Part of the blame must be shouldered by editors as well, many of whom are unaware of the topic under discussion, and just do basic spelling/grammar checks and let the pieces go. But the architecture of the piece is what's important. Like with a building, the foundation has to be laid, and the theory has to be built brick by diligently laid brick — otherwise, the whole thing will collapse. I am not asking you to like MSV's marvellously rowdy Ada ennadi raakkamma, which came a few years before Machana paatheegala. (This is a matter of chronology rather than a comparison of talents.) We all have the artistes we like, the composers that are "home" to us, and even if you say "I think Ilaiyaraaja is the greatest ever" or "I only listen to Ilaiyaraaja", I cannot argue with you. These are personal choices.

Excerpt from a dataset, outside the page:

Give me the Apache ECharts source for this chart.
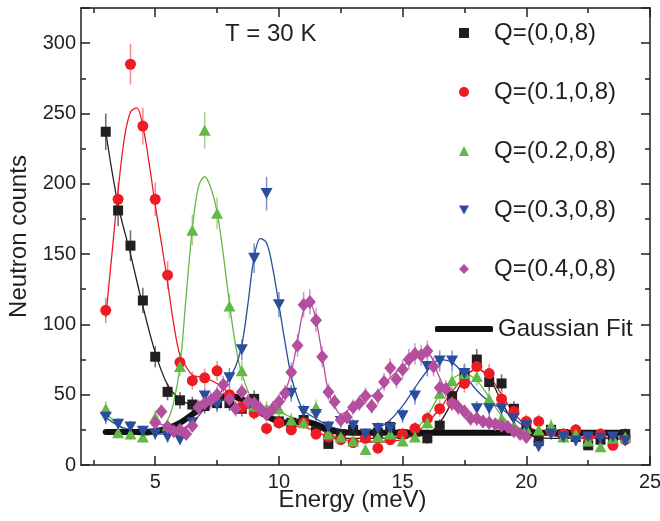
<!DOCTYPE html>
<html>
<head>
<meta charset="utf-8">
<script src="https://cdn.jsdelivr.net/npm/echarts@6/dist/echarts.min.js"></script>
<style>html,body{margin:0;padding:0;background:#fff}#c{width:660px;height:521px}</style>
</head>
<body>
<div id="c"></div>
<script>
// ---------- data ----------
const energy = [3,3.5,4,4.5,5,5.5,6,6.5,7,7.5,8,8.5,9,9.5,10,10.5,11,11.5,12,12.5,13,13.5,14,14.5,15,15.5,16,16.5,17,17.5,18,18.5,19,19.5,20,20.5,21,21.5,22,22.5,23,23.5,24];

const q0Counts = [237,181,156,117,77,52,46,43,42,44,44,40,47,38,31,30,32,24,15,22,25,20,23,27,22,24,19,28,49,64,75,59,58,40,28,17,25,22,20,14,18,20,22];
const q0Err    = [13,11,11,9,7.5,6,6,5.5,5.5,5.5,5.5,5.5,6,5,5,5,5,4,3.5,4,4,4,4,4.5,4,4,4,4.5,6,7,7.5,6.5,6.5,5.5,4.5,3.5,4,4,4,3,3.5,4,4];

const q1Counts = [110,189,285,241,189,135,73,60,62,67,50,41,37,26,30,25,30,22,20,18,16,19,12,18,22,26,33,40,44,58,70,65,47,38,31,31,24,22,25,20,22,14,18];
const q1Err    = [9,12,14.5,13,12,10,7,6.5,6.5,7,6,5.5,5,4.5,4.5,4,4.5,4,4,3.5,3.5,3.5,3,3.5,4,4.5,5,5.5,5.5,6.5,7,7,6,5.5,5,5,4,4,4,4,4,3,3.5];

const q2Counts = [40,23,22,20,34,28,70,167,238,179,113,67,42,40,40,32,30,41,22,20,17,11,20,22,17,20,30,51,60,65,63,47,33,28,26,25,28,20,22,17,13,19,20];
const q2Err    = [5.5,4,4,4,5,4.5,7,11,13,11.5,9,7,5.5,5.5,5.5,5,4.5,5.5,4,4,3.5,3,4,4,3.5,4,4.5,6,6.5,7,7,6,5,4.5,4.5,4,4.5,4,4,3.5,3,4,4];

const q3Counts = [34,29,27,24,22,20,18,30,49,43,62,82,147,193,114,51,38,36,27,31,28,22,26,26,35,49,70,74,74,65,40,40,40,33,28,13,22,20,17,20,19,20,17];
const q3Err    = [5,4.5,4.5,4,4,4,3.5,4.5,6,5.5,7,7.5,10.5,12,9,6,5,5,4.5,4.5,4.5,4,4.5,4.5,5,6,7,7.5,7.5,7,5.5,5.5,5.5,5,4.5,3,4,4,3.5,4,4,4,3.5];

const q4Energy = [5,5.25,5.5,5.75,6,6.25,6.5,6.75,7,7.25,7.5,7.75,8,8.25,8.5,8.75,9,9.25,9.5,9.75,10,10.25,10.5,10.75,11,11.25,11.5,11.75,12,12.25,12.5,12.75,13,13.25,13.5,13.75,14,14.25,14.5,14.75,15,15.25,15.5,15.75,16,16.25,16.5,16.75,17,17.25,17.5,17.75,18,18.25,18.5,18.75,19,19.25,19.5,19.75,20];
const q4Counts = [30,38,27,24,25,22,28,41,44,46,50,57,47,40,52,45,44,40,36,40,45,51,66,85,114,116,103,77,52,45,32,34,41,44,49,42,49,59,69,61,68,75,79,78,81,70,55,54,44,41,38,33,33,31,30,29,28,27,24,22,20];
const q4Err    = [4.5,5,4.5,4,4,4,4.5,5.5,5.5,6,6,6.5,6,5.5,6,5.5,5.5,5.5,5,5.5,5.5,6,7,8,9,9,8.5,7.5,6,5.5,5,5,5.5,5.5,6,5.5,6,6.5,7,6.5,7,7.5,7.5,7.5,7.5,7,6.5,6.5,5.5,5.5,5,5,5,4.5,4.5,4.5,4.5,4.5,4,4,4];

// fitted curves
const fit0X = [3,3.5,4,4.5,5,5.5,6,6.5,7,7.5,8,8.5,9,9.5,10,10.5,11,11.5,12,12.5,13,14,15,16,16.5,17,17.5,18,18.5,19,19.5,20,21,22,23,24];
const fit0Y = [237,185,150,113,80,57,47,43,43,45,47,46,42,36,32,30,30,27,22,19,19,19,20,22,30,45,62,68,62,45,30,22,19,19,19,20];

const fit1X = [3,3.25,3.5,3.75,4,4.25,4.5,4.75,5,5.25,5.5,5.75,6,6.25,6.5,7,7.5,8,8.5,9,9.5,10,10.5,11,11.5,12,12.5,13,14,15,15.5,16,16.5,17,17.5,18,18.5,19,19.5,20,20.5,21,22,23,24];
const fit1Y = [105,150,195,232,251,254,241,215,185,158,130,100,78,70,64,62,58,51,43,38,33,30,28,27,24,20,18,17,16,18,22,30,40,52,63,68,63,50,37,28,24,22,21,20,19];

const fit2X = [3,3.5,4,4.5,5,5.5,5.75,6,6.25,6.5,6.75,7,7.25,7.5,7.75,8,8.25,8.5,9,9.5,10,10.5,11,11.5,12,12.5,13,14,15,15.5,16,16.5,17,17.5,18,18.5,19,19.5,20,21,22,23,24];
const fit2Y = [38,28,23,21,23,32,45,70,120,168,198,205,197,180,150,115,85,65,44,40,38,34,32,30,22,19,17,17,20,25,35,50,61,65,60,48,35,27,24,22,20,19,19];

const fit3X = [3,3.5,4,4.5,5,5.5,6,6.5,7,7.5,8,8.25,8.5,8.75,9,9.25,9.5,9.75,10,10.25,10.5,10.75,11,11.5,12,12.5,13,13.5,14,14.5,15,15.5,16,16.5,17,17.5,18,18.5,19,19.5,20,21,22,23,24];
const fit3Y = [34,28,25,23,22,22,24,30,40,48,62,70,85,115,148,161,158,140,114,87,63,48,39,33,28,25,24,24,26,32,42,55,67,75,73,64,53,45,40,33,27,21,19,19,18];

const fit4X = [5,5.5,6,6.5,7,7.5,8,8.5,9,9.5,10,10.25,10.5,10.75,11,11.25,11.5,11.75,12,12.25,12.5,13,13.5,14,14.5,15,15.5,16,16.5,17,17.5,18,18.5,19,19.5,20];
const fit4Y = [30,28,26,30,40,48,48,46,43,40,44,52,66,88,110,115,103,78,52,42,36,42,47,52,62,70,76,79,62,45,37,33,30,28,25,21];

const gaussX = [3,4,4.5,5,5.5,6,6.5,7,7.5,8,8.5,9,9.5,10,10.5,11,11.5,12,12.5,13,14,16,18,20,22,24];
const gaussY = [23.5,23.5,23.5,24,26,30,36,42,47,49,47,41,35,31,30,31,29,25,23.5,23,23,23,23,23,23,23];

const seriesNames = ['Q=(0,0,8)','Q=(0.1,0,8)','Q=(0.2,0,8)','Q=(0.3,0,8)','Q=(0.4,0,8)'];
const fitName = 'Gaussian Fit';
const xMajor = [5,10,15,20,25];
const xMinor = [2.5,7.5,12.5,17.5,22.5];

// ---------- styling ----------
const FONT = "'Liberation Sans', Arial, Helvetica, sans-serif";
const INK = '#231f20';
const colors   = ['#231f20','#ed1c24','#62b946','#2a4d9e','#b44e9f'];
const errCols  = ['#6d6a6a','#f58a8e','#a5d68f','#7d93c6','#d596c8'];
const invTri = 'path://M0,0L20,0L10,18Z';
const symbols  = ['rect','circle','triangle',invTri,'diamond'];
const symSizes = [10,11,[12,11],[12,11],[12,14]];

const pts = (xs, ys) => xs.map((x, i) => [x, ys[i]]);
const errPts = (xs, ys, es) => xs.map((x, i) => [x, ys[i], es[i]]);

const dataSets = [
  {x: energy, y: q0Counts, e: q0Err, fx: fit0X, fy: fit0Y},
  {x: energy, y: q1Counts, e: q1Err, fx: fit1X, fy: fit1Y},
  {x: energy, y: q2Counts, e: q2Err, fx: fit2X, fy: fit2Y},
  {x: energy, y: q3Counts, e: q3Err, fx: fit3X, fy: fit3Y},
  {x: q4Energy, y: q4Counts, e: q4Err, fx: fit4X, fy: fit4Y}
];

const series = [];
dataSets.forEach((d, k) => {
  series.push({
    type: 'custom', silent: true, clip: true, z: 1,
    xAxisIndex: 0, yAxisIndex: 0,
    encode: {x: 0, y: 1},
    data: errPts(d.x, d.y, d.e),
    renderItem: (params, api) => {
      const x = api.value(0), y = api.value(1), e = api.value(2);
      const a = api.coord([x, y - e]), b = api.coord([x, y + e]);
      return {type: 'line', shape: {x1: a[0], y1: a[1], x2: b[0], y2: b[1]},
              style: {stroke: errCols[k], lineWidth: 1.5}};
    }
  });
});
dataSets.forEach((d, k) => {
  series.push({
    type: 'line', silent: true, z: 2, smooth: 0.35, showSymbol: false,
    data: pts(d.fx, d.fy),
    lineStyle: {color: colors[k], width: 1.3},
    itemStyle: {color: colors[k]}
  });
});
series.push({
  name: fitName, type: 'line', silent: true, z: 3, smooth: 0.3, showSymbol: false,
  data: pts(gaussX, gaussY),
  lineStyle: {color: '#111', width: 6, cap: 'round', join: 'round'},
  itemStyle: {color: '#111'}
});
dataSets.forEach((d, k) => {
  series.push({
    name: seriesNames[k], type: 'scatter', z: 4, silent: true,
    symbol: symbols[k], symbolSize: symSizes[k],
    data: pts(d.x, d.y),
    itemStyle: {color: colors[k], opacity: 1}
  });
});

const baseX = {type: 'value', min: 2, max: 25, splitLine: {show: false}};
const axisLineStyle = {show: true, onZero: false, lineStyle: {color: INK, width: 1.5}};

const option = {
  animation: false,
  backgroundColor: '#fff',
  textStyle: {fontFamily: FONT, color: INK},
  title: {
    text: 'T = 30 K', left: 220, top: 17,
    textStyle: {fontFamily: FONT, fontSize: 24, fontWeight: 'normal', color: INK}
  },
  grid: {left: 81, right: 10, top: 8, bottom: 56, containLabel: false, outerBoundsMode: 'none'},
  legend: [
    {
      orient: 'vertical', left: 454, top: 16, itemWidth: 10, itemHeight: 10, itemGap: 35,
      selectedMode: false,
      data: seriesNames.map((n, k) => ({name: n, icon: symbols[k]})),
      textStyle: {fontFamily: FONT, fontSize: 24, lineHeight: 24, color: INK, padding: [0, 0, 0, 20]}
    },
    {
      orient: 'vertical', left: 430, top: 312, itemWidth: 58, itemHeight: 6,
      selectedMode: false,
      data: [{name: fitName, icon: 'roundRect'}],
      textStyle: {fontFamily: FONT, fontSize: 24, lineHeight: 24, color: INK}
    }
  ],
  xAxis: [
    Object.assign({}, baseX, {
      position: 'bottom',
      axisLine: axisLineStyle,
      axisTick: {show: true, inside: true, length: 9, customValues: xMajor, lineStyle: {color: INK, width: 1.5}},
      axisLabel: {customValues: xMajor, fontFamily: FONT, fontSize: 20, color: INK, margin: 7},
      name: 'Energy (meV)', nameLocation: 'middle', nameGap: 23, nameMoveOverlap: false,
      nameTextStyle: {fontFamily: FONT, fontSize: 24, color: INK, padding: [0, 26, 0, 0]}
    }),
    Object.assign({}, baseX, {
      position: 'bottom',
      axisLine: {show: false, onZero: false},
      axisTick: {show: true, inside: true, length: 5, customValues: xMinor, lineStyle: {color: INK, width: 1.5}},
      axisLabel: {show: false}
    }),
    Object.assign({}, baseX, {
      position: 'top',
      axisLine: axisLineStyle,
      axisTick: {show: true, inside: true, length: 9, customValues: xMajor, lineStyle: {color: INK, width: 1.5}},
      axisLabel: {show: false}
    }),
    Object.assign({}, baseX, {
      position: 'top',
      axisLine: {show: false, onZero: false},
      axisTick: {show: true, inside: true, length: 5, customValues: xMinor, lineStyle: {color: INK, width: 1.5}},
      axisLabel: {show: false}
    })
  ],
  yAxis: [
    {
      type: 'value', position: 'left', min: 0, max: 325, interval: 50,
      splitLine: {show: false},
      axisLine: axisLineStyle,
      axisTick: {show: true, inside: true, length: 9, lineStyle: {color: INK, width: 1.5}},
      minorTick: {show: true, splitNumber: 2, length: 5, lineStyle: {color: INK, width: 1.5}},
      minorSplitLine: {show: false},
      axisLabel: {fontFamily: FONT, fontSize: 20, color: INK, margin: 5, showMaxLabel: false},
      name: 'Neutron counts', nameLocation: 'middle', nameGap: 50, nameMoveOverlap: false,
      nameTextStyle: {fontFamily: FONT, fontSize: 24, color: INK}
    },
    {
      type: 'value', position: 'right', min: 0, max: 325, interval: 50,
      splitLine: {show: false},
      axisLine: axisLineStyle,
      axisTick: {show: true, inside: true, length: 9, lineStyle: {color: INK, width: 1.5}},
      minorTick: {show: true, splitNumber: 2, length: 5, lineStyle: {color: INK, width: 1.5}},
      minorSplitLine: {show: false},
      axisLabel: {show: false}
    }
  ],
  series: series
};

const chart = echarts.init(document.getElementById('c'), null, {renderer: 'canvas'});
chart.setOption(option);
</script>
</body>
</html>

And there are many unarguable "facts" about this great composer: like his dizzying speed, like the sheer number of songs he churned out, like the number of all-hit albums he dished out so frequently, like the mind-boggling sophistication of his interludes. But if you care about the art, if you care about music, you have to respect and acknowledge the others who laid the runway so Ilaiyaraaja could take off. As a closing note, I'd even say we shouldn't forget those who made great "village songs" after Ilaiyaraaja's entry to Tamil film music — like Shankar-Ganesh's rousing Nadaya maathu from Kanni Paruvathile

None of this matters if you're a casual music listener. But if you're going to become a culture writer, you have to be aware that, for the first time in the history of our nation, we are all contributing to some sort of live cultural record-keeping. With books becoming increasingly harder to find, the Internet will become the one-stop reference point (if it hasn't already). So it's absolutely necessary to listen to (or watch, or read) what else is out there, at least once in a while. Now that there's YouTube, there's no excuse. Like I said earlier, I am not disputing Ilaiyaraaja's genius. I'm just saying that this genius doesn't need to be propped up by the negation of everyone who came before him. Favourites are inevitable, but facts are facts.